----- Data extract
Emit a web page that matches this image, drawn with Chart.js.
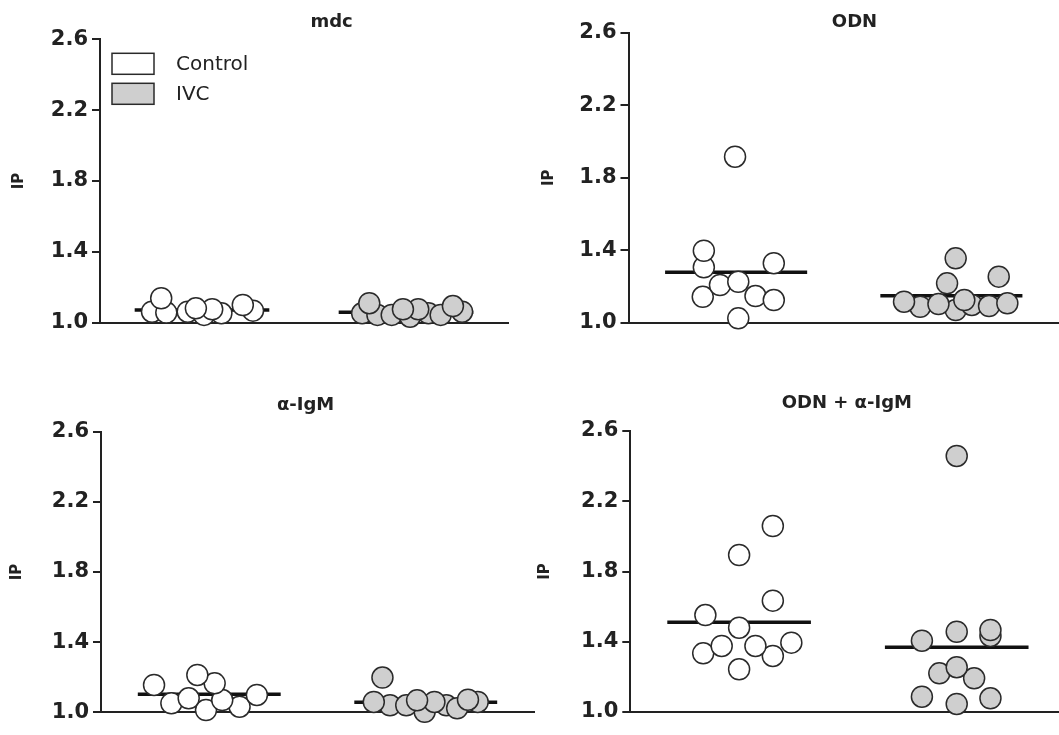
<!DOCTYPE html>
<html>
<head>
<meta charset="utf-8">
<script src="https://cdn.jsdelivr.net/npm/chart.js@4.4.1/dist/chart.umd.min.js"></script>
<style>
  html, body { margin: 0; padding: 0; background: #fff; }
  body { width: 1059px; height: 735px; position: relative; overflow: hidden; }
  canvas { position: absolute; }
</style>
</head>
<body>
<canvas id="c0" width="520" height="340" style="left:0;top:0"></canvas>
<canvas id="c1" width="529" height="340" style="left:530px;top:0"></canvas>
<canvas id="c2" width="535" height="365" style="left:0;top:370px"></canvas>
<canvas id="c3" width="524" height="365" style="left:535px;top:370px"></canvas>
<script>
// Data
const groups = ['Control', 'IVC'];
const groupX = [1, 3];
const yTicks = [1.0, 1.4, 1.8, 2.2, 2.6];
const panelTitles = ['mdc', 'ODN', '\u03b1-IgM', 'ODN + \u03b1-IgM'];

const mdcControl = [1.062, 1.057, 1.138, 1.062, 1.044, 1.053, 1.076, 1.081, 1.068, 1.100];
const mdcControlJitter = [-0.49, -0.35, -0.40, -0.14, 0.02, 0.19, 0.10, -0.06, 0.50, 0.40];
const mdcIvc = [1.053, 1.044, 1.110, 1.044, 1.034, 1.053, 1.044, 1.076, 1.076, 1.062, 1.094];
const mdcIvcJitter = [-0.43, -0.28, -0.36, -0.14, 0.04, 0.22, 0.34, 0.12, -0.03, 0.55, 0.46];
const mdcMedians = [1.072, 1.059];

const odnControl = [1.916, 1.306, 1.397, 1.143, 1.208, 1.226, 1.147, 1.125, 1.328, 1.024];
const odnControlJitter = [-0.01, -0.30, -0.30, -0.31, -0.15, 0.02, 0.18, 0.35, 0.35, 0.02];
const odnIvc = [1.088, 1.116, 1.070, 1.098, 1.092, 1.103, 1.217, 1.125, 1.107, 1.355, 1.254];
const odnIvcJitter = [-0.29, -0.44, 0.04, 0.19, 0.35, -0.12, -0.04, 0.12, 0.52, 0.04, 0.44];
const odnMedians = [1.278, 1.149];

const igmControl = [1.013, 1.051, 1.032, 1.070, 1.165, 1.213, 1.080, 1.156, 1.099];
const igmControlJitter = [-0.03, -0.35, 0.28, 0.12, 0.05, -0.11, -0.19, -0.51, 0.44];
const igmIvc = [1.003, 1.040, 1.040, 1.040, 1.023, 1.059, 1.059, 1.068, 1.059, 1.198, 1.072];
const igmIvcJitter = [-0.01, -0.33, -0.18, 0.19, 0.29, 0.48, 0.08, -0.08, -0.48, -0.40, 0.39];
const igmMedians = [1.103, 1.057];

const odnIgmControl = [1.334, 1.319, 1.243, 1.376, 1.376, 1.395, 1.552, 1.480, 1.634, 1.894, 2.059];
const odnIgmControlJitter = [-0.33, 0.31, 0.00, -0.16, 0.15, 0.48, -0.31, 0.00, 0.31, 0.00, 0.31];
const odnIgmIvc = [2.458, 1.087, 1.046, 1.078, 1.220, 1.192, 1.255, 1.406, 1.457, 1.433, 1.467];
const odnIgmIvcJitter = [0.00, -0.32, 0.00, 0.31, -0.16, 0.16, 0.00, -0.32, 0.00, 0.31, 0.31];
const odnIgmMedians = [1.511, 1.368];

const panelData = [
    [[mdcControl, mdcControlJitter], [mdcIvc, mdcIvcJitter], mdcMedians],
    [[odnControl, odnControlJitter], [odnIvc, odnIvcJitter], odnMedians],
    [[igmControl, igmControlJitter], [igmIvc, igmIvcJitter], igmMedians],
    [[odnIgmControl, odnIgmControlJitter], [odnIgmIvc, odnIgmIvcJitter], odnIgmMedians]
];

// Layout of the four panels
const panels = [
    { id: 'c0', yw: 100, pad: { top: 39.3, right: 12, bottom: 17.3, left: 0 }, xMax: 4, titleX: 2.27, titleY: 22, ipPad: 10, legend: true },
    { id: 'c1', yw: 98.5, pad: { top: 32.7, right: 0, bottom: 17.3, left: 0 }, xMax: 4, titleX: 2.10, titleY: 22, ipPad: 10, legend: false },
    { id: 'c2', yw: 101, pad: { top: 61.7, right: 1, bottom: 22.7, left: 0 }, xMax: 4, titleX: 1.89, titleY: 35, ipPad: 8.5, legend: false },
    { id: 'c3', yw: 95.3, pad: { top: 61, right: 0, bottom: 23, left: 0 }, xMax: 3.94, titleX: 1.99, titleY: 33, ipPad: 1, legend: false }
];

const INK = '#222';
const fills = ['#ffffff', '#cfcfcf'];

// Panel title drawn above the plot
const panelTitle = {
    id: 'panelTitle',
    afterDraw(chart, args, opts) {
        const ctx = chart.ctx;
        ctx.save();
        ctx.font = 'bold 18px "DejaVu Sans"';
        ctx.fillStyle = INK;
        ctx.textAlign = 'center';
        ctx.textBaseline = 'middle';
        ctx.fillText(opts.text, chart.scales.x.getPixelForValue(opts.x), opts.y);
        ctx.restore();
    }
};

// Legend boxes inside the plot area
const insideLegend = {
    id: 'insideLegend',
    afterDraw(chart, args, opts) {
        if (!opts.show) return;
        const { ctx, chartArea } = chart;
        ctx.save();
        ctx.font = '20px "DejaVu Sans"';
        ctx.textBaseline = 'middle';
        groups.forEach((name, i) => {
            const ds = chart.data.datasets[i];
            const x = chartArea.left + 12;
            const y = chartArea.top + 14 + i * 30;
            ctx.fillStyle = ds.backgroundColor;
            ctx.fillRect(x, y, 42, 21);
            ctx.lineWidth = 1.5;
            ctx.strokeStyle = ds.borderColor;
            ctx.strokeRect(x, y, 42, 21);
            ctx.fillStyle = INK;
            ctx.fillText(name, x + 64, y + 11);
        });
        ctx.restore();
    }
};

panels.forEach((p, k) => {
    const [ctrl, ivc, medians] = panelData[k];
    const pointSets = [ctrl, ivc].map(([values, jitter], g) => ({
        type: 'scatter',
        label: groups[g],
        data: values.map((v, i) => ({ x: groupX[g] + jitter[i], y: v })),
        backgroundColor: fills[g],
        borderColor: '#2a2a2a',
        borderWidth: 1.5,
        pointRadius: 10.5,
        clip: false
    }));
    const medianSets = medians.map((m, g) => ({
        type: 'line',
        label: groups[g] + ' median',
        data: [{ x: groupX[g] - 0.66, y: m }, { x: groupX[g] + 0.66, y: m }],
        borderColor: '#111',
        borderWidth: 3.5,
        pointRadius: 0,
        clip: false
    }));

    new Chart(document.getElementById(p.id), {
        type: 'scatter',
        data: { datasets: [...pointSets, ...medianSets] },
        options: {
            responsive: false,
            animation: false,
            events: [],
            layout: { padding: p.pad, autoPadding: false },
            scales: {
                x: {
                    type: 'linear',
                    min: 0,
                    max: p.xMax,
                    afterFit: s => { s.height = 0; },
                    ticks: { display: false },
                    grid: { display: false },
                    border: { display: true, color: INK, width: 2 }
                },
                y: {
                    min: 1.0,
                    max: 2.6,
                    afterBuildTicks: s => { s.ticks = yTicks.map(v => ({ value: v })); },
                    afterFit: s => { s.width = p.yw; },
                    grid: { display: true, drawOnChartArea: false, drawTicks: true, tickLength: 8, color: INK, lineWidth: 2 },
                    border: { display: true, color: INK, width: 2 },
                    ticks: {
                        color: INK,
                        padding: 4,
                        font: { family: 'DejaVu Sans', weight: 'bold', size: 21 },
                        callback: v => v.toFixed(1)
                    },
                    title: {
                        display: true,
                        text: 'IP',
                        color: INK,
                        font: { family: 'DejaVu Sans', weight: 'bold', size: 15 },
                        padding: { top: p.ipPad, bottom: 0 }
                    }
                }
            },
            plugins: {
                legend: { display: false },
                tooltip: { enabled: false },
                panelTitle: { text: panelTitles[k], x: p.titleX, y: p.titleY },
                insideLegend: { show: p.legend }
            }
        },
        plugins: [panelTitle, insideLegend]
    });
});
</script>
</body>
</html>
----------
— Exercise directions —
Please quote the lines of the material, beginning with the first and ending with the one that contains "const panelTitles = ['mdc', 'ODN', '\u03b1-IgM', 'ODN", exactly as written and without any pictures.

— Exercise response —
Emit a web page that matches this image, drawn with Chart.js.
<!DOCTYPE html>
<html>
<head>
<meta charset="utf-8">
<script src="https://cdn.jsdelivr.net/npm/chart.js@4.4.1/dist/chart.umd.min.js"></script>
<style>
  html, body { margin: 0; padding: 0; background: #fff; }
  body { width: 1059px; height: 735px; position: relative; overflow: hidden; }
  canvas { position: absolute; }
</style>
</head>
<body>
<canvas id="c0" width="520" height="340" style="left:0;top:0"></canvas>
<canvas id="c1" width="529" height="340" style="left:530px;top:0"></canvas>
<canvas id="c2" width="535" height="365" style="left:0;top:370px"></canvas>
<canvas id="c3" width="524" height="365" style="left:535px;top:370px"></canvas>
<script>
// Data
const groups = ['Control', 'IVC'];
const groupX = [1, 3];
const yTicks = [1.0, 1.4, 1.8, 2.2, 2.6];
const panelTitles = ['mdc', 'ODN', '\u03b1-IgM', 'ODN + \u03b1-IgM'];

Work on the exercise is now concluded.